On the scoring paragraph, on subtask 2 it say: " The cost of all the gifts is either 1 or 2 ".
Try troubleshooting on this case

Can u explain the code?

Oh sorry, i mean Subtask 3.
How my code works:
Step 1:
First I sort the array. Then I set `j` to the last (largest) element and `i` to the last but one. If the last element is larger than `B`, j and `i` are decreased until an element is found that is smaller than `B` or until j is `0`. If no element is found that is smaller than `B`, the result is the lowest number. This saves time.

Step 2:
If a number is smaller than `B`, the `i-th` number is added with the found number.
If the sum is a new minimum that is greater than or equal to `B`, this sum becomes the new minimum.
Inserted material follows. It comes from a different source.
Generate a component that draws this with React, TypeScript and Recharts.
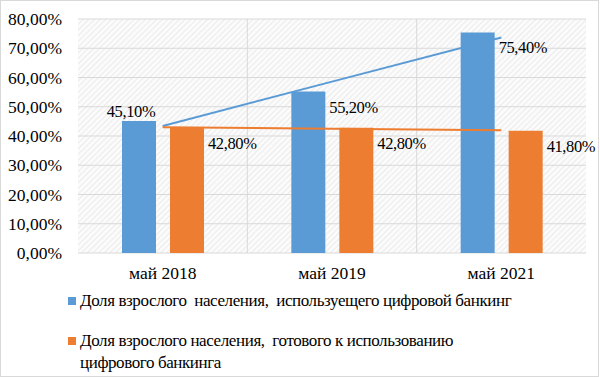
import {
  Bar,
  CartesianGrid,
  ComposedChart,
  LabelList,
  Legend,
  Line,
  XAxis,
  YAxis,
} from "recharts";

const categories = ["май 2018", "май 2019", "май 2021"];
const usingDigital = [45.1, 55.2, 75.4];
const readyForDigital = [42.8, 42.8, 41.8];
// linear trendlines at the category centres
const usingTrend = [43.4, 58.6, 73.7];
const readyTrend = [43.0, 42.5, 42.0];
const yTicks = [0, 10, 20, 30, 40, 50, 60, 70, 80];

const seriesNames = [
  "Доля взрослого  населения,  используещего цифровой банкинг",
  "Доля взрослого населения,  готового к использованию цифрового банкинга",
];

const BLUE = "#5B9BD5";
const ORANGE = "#ED7D31";
const FONT = "'Liberation Serif', serif";

const data = categories.map((name, i) => ({
  name,
  using: usingDigital[i],
  ready: readyForDigital[i],
  usingTrend: usingTrend[i],
  readyTrend: readyTrend[i],
}));

const fmt = (v: number) => v.toFixed(2).replace(".", ",") + "%";

function BarLabel(props: any) {
  const { x, y, width, value, index, above } = props;
  if (above && index === 0) {
    return (
      <text x={x + width / 2 - 8} y={y - 4} textAnchor="middle" fontFamily={FONT} fontSize={16.5} letterSpacing={-0.4} fill="#000">
        {fmt(value)}
      </text>
    );
  }
  return (
    <text x={x + width + 4} y={y + 21} textAnchor="start" fontFamily={FONT} fontSize={16.5} letterSpacing={-0.4} fill="#000">
      {fmt(value)}
    </text>
  );
}

function LegendBox(props: any) {
  const items = (props.payload || []).filter((p: any) => p.type !== "none");
  return (
    <div style={{ fontFamily: FONT, fontSize: 17, color: "#000", paddingLeft: 68, paddingTop: 1, textAlign: "left" }}>
      {items.map((p: any, i: number) => (
        <div key={i} style={{ display: "flex", alignItems: "flex-start", marginBottom: i === 0 ? 18 : 0, lineHeight: "22px" }}>
          <span style={{ width: 8, height: 8, background: p.color, marginTop: 7, marginRight: 4, flex: "none" }} />
          <span style={{ maxWidth: i === 1 ? 420 : 520, letterSpacing: -0.4, whiteSpace: "pre-wrap" }}>{p.value}</span>
        </div>
      ))}
    </div>
  );
}

export default function App() {
  return (
    <div style={{ position: "absolute", left: 0, top: 0, width: 600, height: 377, fontFamily: FONT }}>
      <style>{"body{margin:0}"}</style>
      <div style={{ position: "absolute", left: 0, top: 0, width: 597, height: 375, border: "1px solid #d9d9d9", background: "#fff" }} />
      <ComposedChart
        width={600}
        height={377}
        data={data}
        margin={{ top: 19, right: 14, bottom: 0, left: 0 }}
        barCategoryGap={44}
        barGap={14}
        style={{ position: "absolute", left: 0, top: 0, fontFamily: FONT }}
      >
        <defs>
          <pattern id="hatch" width="4" height="4" patternUnits="userSpaceOnUse" patternTransform="rotate(45)">
            <rect width="4" height="4" fill="#fbfbfb" />
            <line x1="0" y1="0" x2="0" y2="4" stroke="#e6e6e6" strokeWidth="1.5" />
          </pattern>
        </defs>
        <CartesianGrid
          stroke="#d9d9d9"
          fill="url(#hatch)"
          fillOpacity={1}
          verticalCoordinatesGenerator={({ offset }: any) => [
            offset.left + offset.width / 3,
            offset.left + (2 * offset.width) / 3,
          ]}
        />
        <XAxis
          dataKey="name"
          axisLine={false}
          tickLine={false}
          height={36}
          tick={{ fontFamily: FONT, fontSize: 17.5, fill: "#000" }}
          tickMargin={8}
        />
        <YAxis
          domain={[0, 80]}
          ticks={yTicks}
          width={78}
          axisLine={false}
          tickLine={false}
          tickMargin={10}
          tickFormatter={fmt}
          tick={{ fontFamily: FONT, fontSize: 17.5, fill: "#000" }}
        />
        <Legend verticalAlign="bottom" height={88} content={<LegendBox />} />
        <Bar dataKey="using" name={seriesNames[0]} fill={BLUE} isAnimationActive={false}>
          <LabelList dataKey="using" content={(p: any) => <BarLabel {...p} above />} />
        </Bar>
        <Bar dataKey="ready" name={seriesNames[1]} fill={ORANGE} isAnimationActive={false}>
          <LabelList dataKey="ready" content={(p: any) => <BarLabel {...p} />} />
        </Bar>
        <Line
          dataKey="usingTrend"
          type="linear"
          stroke={BLUE}
          strokeWidth={2}
          dot={false}
          activeDot={false}
          legendType="none"
          isAnimationActive={false}
        />
        <Line
          dataKey="readyTrend"
          type="linear"
          stroke={ORANGE}
          strokeWidth={2}
          dot={false}
          activeDot={false}
          legendType="none"
          isAnimationActive={false}
        />
      </ComposedChart>
    </div>
  );
}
Then the `i-th` number is subtracted again and `i` is decreased by `1` to possibly find an even smaller minimum, which is greater than or equal to `B`.
But if the sum of the `j-th` element and the `i-th` element is less than `B`, the sum is kept and i is decreased again by `1`. Then it is asked again if the new sum is greater than or equal to `B`. If it is, the `i-th` element is subtracted and `i` is decreased.
This continues until `B` is found or `i` is `0`. If `i` is `0`, `j` is decreased by `1` and i is set `j-1`.
Step 2 is repeated until `B` is found or `j` is `0`. If `j` is `0`, the minimum sum greater than `B` is output.